* **Problem details**: Below is a listing to write out in full, exactly as given, without its pictures.

* **Recorded data**:
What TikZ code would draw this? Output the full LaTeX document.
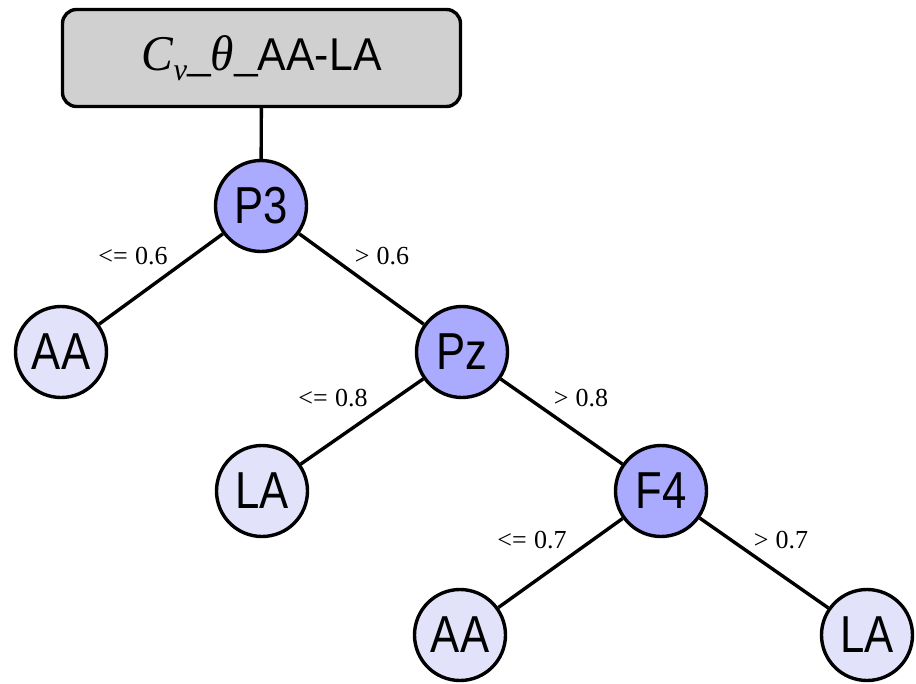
\documentclass[tikz,border=0pt]{standalone}
\usepackage{fontspec}
\setmainfont{Liberation Serif}
\newfontfamily\nodefont[FakeStretch=0.84]{Liberation Sans}
\newfontfamily\titlesans[FakeStretch=0.93]{Liberation Sans}
\newfontfamily\titleserif[FakeStretch=0.95]{Liberation Serif}
\newfontfamily\labelfont[FakeStretch=1.0]{Liberation Serif}
\definecolor{innerfill}{HTML}{AAAAFF}
\definecolor{leaffill}{HTML}{E2E2FA}
\definecolor{boxfill}{HTML}{D0D0D0}
\tikzset{
  base/.style={circle, draw=black, line width=3.4pt, minimum size=91pt, inner sep=0pt, font=\nodefont\fontsize{52}{52}\selectfont},
  inner/.style={base, fill=innerfill},
  leaf/.style={base, fill=leaffill},
  titlebox/.style={draw=black, line width=3.4pt, rounded corners=14pt, fill=boxfill, minimum width=398pt, minimum height=97pt, inner sep=0pt},
  edge/.style={line width=3.4pt, draw=black},
  elabel/.style={font=\labelfont\fontsize{26}{26}\selectfont, inner sep=0pt}
}
\begin{document}
\begin{tikzpicture}[x=1pt,y=-1pt]
\useasboundingbox (0,0) rectangle (916,683);
\node[titlebox] (root) at (261.5,58) {\titleserif\fontsize{50}{50}\selectfont\textit{C}\raisebox{-0.2em}{\fontsize{32}{32}\selectfont\textit{v}}\_\textit{θ}\_\titlesans\fontsize{46}{46}\selectfont AA-LA};
\node[inner] (p3) at (261,206) {P3};
\node[leaf] (aa1) at (61,352) {AA};
\node[inner] (pz) at (462,352) {Pz};
\node[leaf] (la1) at (262,491) {LA};
\node[inner] (f4) at (661,491) {F4};
\node[leaf] (aa2) at (460,635) {AA};
\node[leaf] (la2) at (867,635) {LA};
\draw[edge] (root) -- (p3);
\draw[edge] (p3) -- (aa1);
\draw[edge] (p3) -- (pz);
\draw[edge] (pz) -- (la1);
\draw[edge] (pz) -- (f4);
\draw[edge] (f4) -- (aa2);
\draw[edge] (f4) -- (la2);
\node[elabel] (l1) at (133,256) {<=\;0.6};
\node[elabel] (l2) at (382,256) {>\;0.6};
\node[elabel] (l3) at (333,398) {<=\;0.8};
\node[elabel] (l4) at (581,398) {>\;0.8};
\node[elabel] (l5) at (532,540) {<=\;0.7};
\node[elabel] (l6) at (781,540) {>\;0.7};
\end{tikzpicture}
\end{document}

* **The completed task**:
What TikZ code would draw this? Output the full LaTeX document.
\documentclass[tikz,border=0pt]{standalone}
\usepackage{fontspec}
\setmainfont{Liberation Serif}
\newfontfamily\nodefont[FakeStretch=0.84]{Liberation Sans}
\newfontfamily\titlesans[FakeStretch=0.93]{Liberation Sans}
\newfontfamily\titleserif[FakeStretch=0.95]{Liberation Serif}
\newfontfamily\labelfont[FakeStretch=1.0]{Liberation Serif}
\definecolor{innerfill}{HTML}{AAAAFF}
\definecolor{leaffill}{HTML}{E2E2FA}
\definecolor{boxfill}{HTML}{D0D0D0}
\tikzset{
  base/.style={circle, draw=black, line width=3.4pt, minimum size=91pt, inner sep=0pt, font=\nodefont\fontsize{52}{52}\selectfont},
  inner/.style={base, fill=innerfill},
  leaf/.style={base, fill=leaffill},
  titlebox/.style={draw=black, line width=3.4pt, rounded corners=14pt, fill=boxfill, minimum width=398pt, minimum height=97pt, inner sep=0pt},
  edge/.style={line width=3.4pt, draw=black},
  elabel/.style={font=\labelfont\fontsize{26}{26}\selectfont, inner sep=0pt}
}
\begin{document}
\begin{tikzpicture}[x=1pt,y=-1pt]
\useasboundingbox (0,0) rectangle (916,683);
\node[titlebox] (root) at (261.5,58) {\titleserif\fontsize{50}{50}\selectfont\textit{C}\raisebox{-0.2em}{\fontsize{32}{32}\selectfont\textit{v}}\_\textit{θ}\_\titlesans\fontsize{46}{46}\selectfont AA-LA};
\node[inner] (p3) at (261,206) {P3};
\node[leaf] (aa1) at (61,352) {AA};
\node[inner] (pz) at (462,352) {Pz};
\node[leaf] (la1) at (262,491) {LA};
\node[inner] (f4) at (661,491) {F4};
\node[leaf] (aa2) at (460,635) {AA};
\node[leaf] (la2) at (867,635) {LA};
\draw[edge] (root) -- (p3);
\draw[edge] (p3) -- (aa1);
\draw[edge] (p3) -- (pz);
\draw[edge] (pz) -- (la1);
\draw[edge] (pz) -- (f4);
\draw[edge] (f4) -- (aa2);
\draw[edge] (f4) -- (la2);
\node[elabel] (l1) at (133,256) {<=\;0.6};
\node[elabel] (l2) at (382,256) {>\;0.6};
\node[elabel] (l3) at (333,398) {<=\;0.8};
\node[elabel] (l4) at (581,398) {>\;0.8};
\node[elabel] (l5) at (532,540) {<=\;0.7};
\node[elabel] (l6) at (781,540) {>\;0.7};
\end{tikzpicture}
\end{document}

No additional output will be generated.